В его книге «Песни мстителя» – «Царь-ложь» с ярко выраженным социальным мотивом:

…Но кровь рабочего взошла,
Как колос, перед ним…
Гудят колосья, как толпа,
Растет колосьев строй…

(Ср.: Восходит хор и строясь голоса – при наличии у Пастернака также и намека на социальный мотив: Дворцы мне стих сдадут…)

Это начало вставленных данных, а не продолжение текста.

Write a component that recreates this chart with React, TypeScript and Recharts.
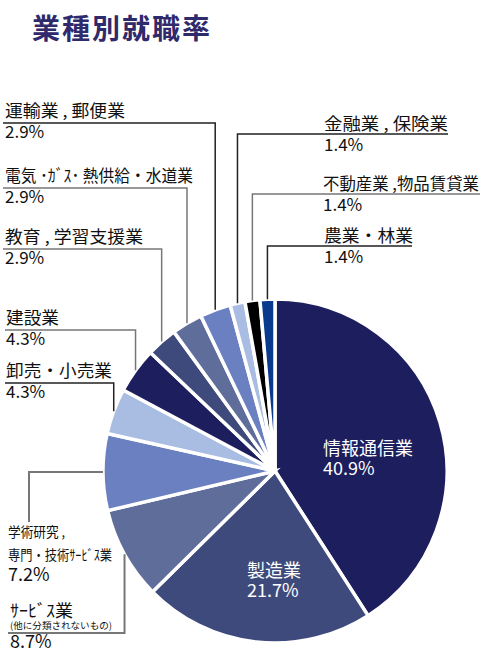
import React from 'react';
import { PieChart, Pie, Cell } from 'recharts';

const categories = [
  '情報通信業',
  '製造業',
  'ｻｰﾋﾞｽ業(他に分類されないもの)',
  '学術研究，専門・技術ｻｰﾋﾞｽ業',
  '卸売・小売業',
  '建設業',
  '教育，学習支援業',
  '電気・ｶﾞｽ・熱供給・水道業',
  '運輸業，郵便業',
  '金融業，保険業',
  '不動産業，物品賃貸業',
  '農業・林業',
];
const shares = [40.9, 21.7, 8.7, 7.2, 4.3, 4.3, 2.9, 2.9, 2.9, 1.4, 1.4, 1.4];
const labelLines: string[][] = [
  ['情報通信業'],
  ['製造業'],
  ['ｻｰﾋﾞｽ業', '(他に分類されないもの)'],
  ['学術研究 ,', '専門・技術ｻｰﾋﾞｽ業'],
  ['卸売・小売業'],
  ['建設業'],
  ['教育 , 学習支援業'],
  ['電気 ･ｶﾞｽ･ 熱供給・水道業'],
  ['運輸業 , 郵便業'],
  ['金融業 , 保険業'],
  ['不動産業 ,物品賃貸業'],
  ['農業・林業'],
];
const title = '業種別就職率';

const colors = [
  '#1c1e5e', '#3e4a7b', '#5f6d9b', '#6a80c0', '#a9bce2', '#1c1e5e',
  '#3e4a7b', '#5f6d9b', '#6a80c0', '#a9bce2', '#000000', '#0a3a8e',
];

const FONT = '"Noto Sans CJK JP", "Noto Sans", sans-serif';
const RAD = Math.PI / 180;

type Lay = any;
const layout: Lay[] = [
  { kind: 'inside', dx: 48, dy: -16 },
  { kind: 'inside', dx: -28, dy: 106 },
  { kind: 'downLeft', lineY: 633, x0: 8, tx: 10, color: '#777', w: [63, 102] },
  { kind: 'leftDown', lineX: 29, endY: 522, tx: 8, color: '#777', w: [57, 104] },
  { kind: 'upLeft', lineY: 383, x0: 5, tx: 6, color: '#222', w: 106 },
  { kind: 'upLeft', lineY: 330, x0: 5, tx: 6, color: '#777', w: 53 },
  { kind: 'upLeft', lineY: 249, x0: 3, tx: 5, color: '#777', w: 138 },
  { kind: 'upLeft', lineY: 188, x0: 3, tx: 5, color: '#777', w: 188 },
  { kind: 'upLeft', lineY: 123, x0: 3, tx: 5, color: '#222', w: 120 },
  { kind: 'upRight', lineY: 134, x1: 448, tx: 324, color: '#222', w: 124 },
  { kind: 'upRight', lineY: 194, x1: 480, tx: 323, color: '#777', w: 156 },
  { kind: 'upRight', lineY: 246, x1: 412, tx: 324, color: '#222', w: 89 },
];

const data = categories.map((name, i) => ({ name, value: shares[i] }));

function renderLabel(props: any) {
  const { cx, cy, midAngle, outerRadius, index, value } = props;
  const lay = layout[index];
  const lines = labelLines[index];
  const pct = `${Number(value).toFixed(1)}%`;
  const ax = cx + outerRadius * Math.cos(-midAngle * RAD);
  const ay = cy + outerRadius * Math.sin(-midAngle * RAD);
  const key = `lbl-${index}`;
  if (lay.kind === 'inside') {
    const x = cx + lay.dx;
    const y = cy + lay.dy;
    return (
      <g key={key}>
        <text x={x} y={y} fill="#fff" fontSize={18} fontFamily={FONT}>{lines[0]}</text>
        <text x={x} y={y + 20} fill="#fff" fontSize={18} fontFamily={FONT}>{pct}</text>
      </g>
    );
  }
  if (lay.kind === 'upLeft') {
    return (
      <g key={key}>
        <path d={`M${ax},${ay}V${lay.lineY}H${lay.x0}`} fill="none" stroke={lay.color} strokeWidth={1.5} />
        <text x={lay.tx} y={lay.lineY - 6} fill="#111" fontSize={16.5} fontFamily={FONT}
          textLength={lay.w} lengthAdjust="spacingAndGlyphs">{lines[0]}</text>
        <text x={lay.tx} y={lay.lineY + 15} fill="#111" fontSize={17} fontFamily={FONT}>{pct}</text>
      </g>
    );
  }
  if (lay.kind === 'upRight') {
    return (
      <g key={key}>
        <path d={`M${ax},${ay}V${lay.lineY}H${lay.x1}`} fill="none" stroke={lay.color} strokeWidth={1.5} />
        <text x={lay.tx} y={lay.lineY - 4} fill="#111" fontSize={16.5} fontFamily={FONT}
          textLength={lay.w} lengthAdjust="spacingAndGlyphs">{lines[0]}</text>
        <text x={lay.tx} y={lay.lineY + 17} fill="#111" fontSize={17} fontFamily={FONT}>{pct}</text>
      </g>
    );
  }
  if (lay.kind === 'leftDown') {
    return (
      <g key={key}>
        <path d={`M${ax},${ay}H${lay.lineX}V${lay.endY}`} fill="none" stroke={lay.color} strokeWidth={2} />
        <text x={lay.tx} y={lay.endY + 15} fill="#111" fontSize={14} fontFamily={FONT}
          textLength={lay.w[0]} lengthAdjust="spacingAndGlyphs">{lines[0]}</text>
        <text x={lay.tx} y={lay.endY + 38} fill="#111" fontSize={14} fontFamily={FONT}
          textLength={lay.w[1]} lengthAdjust="spacingAndGlyphs">{lines[1]}</text>
        <text x={lay.tx} y={lay.endY + 59} fill="#111" fontSize={18} fontFamily={FONT}>{pct}</text>
      </g>
    );
  }
  // downLeft
  return (
    <g key={key}>
      <path d={`M${ax},${ay}V${lay.lineY}H${lay.x0}`} fill="none" stroke={lay.color} strokeWidth={2} />
      <text x={lay.tx} y={lay.lineY - 16} fill="#111" fontSize={17} fontFamily={FONT}
        textLength={lay.w[0]} lengthAdjust="spacingAndGlyphs">{lines[0]}</text>
      <text x={lay.tx} y={lay.lineY - 4} fill="#111" fontSize={9.5} fontFamily={FONT}
        textLength={lay.w[1]} lengthAdjust="spacingAndGlyphs">{lines[1]}</text>
      <text x={lay.tx} y={lay.lineY + 15} fill="#111" fontSize={18} fontFamily={FONT}>{pct}</text>
    </g>
  );
}

export default function App() {
  return (
    <div style={{ position: 'absolute', left: 0, top: 0, width: 500, height: 660, background: '#fff' }}>
      <PieChart width={500} height={660} margin={{ top: 0, right: 0, bottom: 0, left: 0 }}>
        <Pie
          data={data}
          dataKey="value"
          nameKey="name"
          cx={275}
          cy={471}
          outerRadius={172}
          startAngle={90}
          endAngle={-270}
          stroke="#fff"
          strokeWidth={3.5}
          label={renderLabel}
          labelLine={false}
          isAnimationActive={false}
        >
          {data.map((d, i) => (
            <Cell key={d.name} fill={colors[i]} />
          ))}
        </Pie>
      </PieChart>
      <svg width={500} height={60} style={{ position: 'absolute', left: 0, top: 0 }}>
        <text x={32} y={39} fill="#2f2a6b" fontSize={28} fontWeight="bold" letterSpacing={2} fontFamily={FONT}>{title}</text>
      </svg>
    </div>
  );
}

Традиционный мотив одиночества поэта-художника и непонимания его окружающими (…разве сам я не таков, / Не внятно одинок…) мы встречаем и у Д. Мережковского в стихотворении «Одиночество»:

Поверь мне: люди не поймут
Твоей души до дна!..

Мотивы сопоставления поэта-певца и царя, связанности хора и леса, а также ряд мотивов, важных для всей книги «Близнец в тучах» и не выраженных явно в «Хоре» – мотивы «двойничества» и «гибельного плавания» находим в стихотворении «Уход царя» из книги «Нежная тайна» Вяч. Иванова:

Вошел, – и царь челом поник.
Запел, – и пир умолк.
Исчез… – «Царя позвал двойник» —
Смущенный слышен толк.
Догнать певца Царь шлет гонца…
В долине воет волк.
Царевых вежд дрема бежит;
Он бродит, сам не свой:
Неотразимо ворожит Напев, еще живой…
Вся дебрь ясна;
Стоит луна За сетью плющевой.
Что вещий загадал напев,
Пленительно-уныл?
Кто растерзал, как лютый лев,
Чем прежде счастлив был?
В душе, без слов,
Заветный зов, —
А он забыл, забыл…
И царь пошел на смутный зов,
Тайком покинул двор.
Широкошумных голосов
Взманил зыбучий хор.
И все родней —
О ней, о ней! —
Поет дремучий бор.
И день угас; и в плеске волн,
Где лунною игрой
Спит, убаюкан, легкий челн, —
Чья песнь звенит порой?
Челнок плывет,
Она зовет
За острой той горой.
На бреге том – мечта иль явь?
– Чертога гость, певец;
Он знает путь! – и к брегу вплавь
Кидается пловец…
Где омут синь,
Там сеть закинь —
И выловишь венец.

Из поэтического контекста, не связанного с ритмической структурой, необходимо назвать также блоковское «Девушка пела в церковном хоре…» – с «плачущим ребенком», а также прозаический текст самого Пастернака «История одной контроктавы» об органисте, который в порыве творческого экстаза не услышал зов ребенка, забравшегося в органный механизм, и раздавил собственное дитя.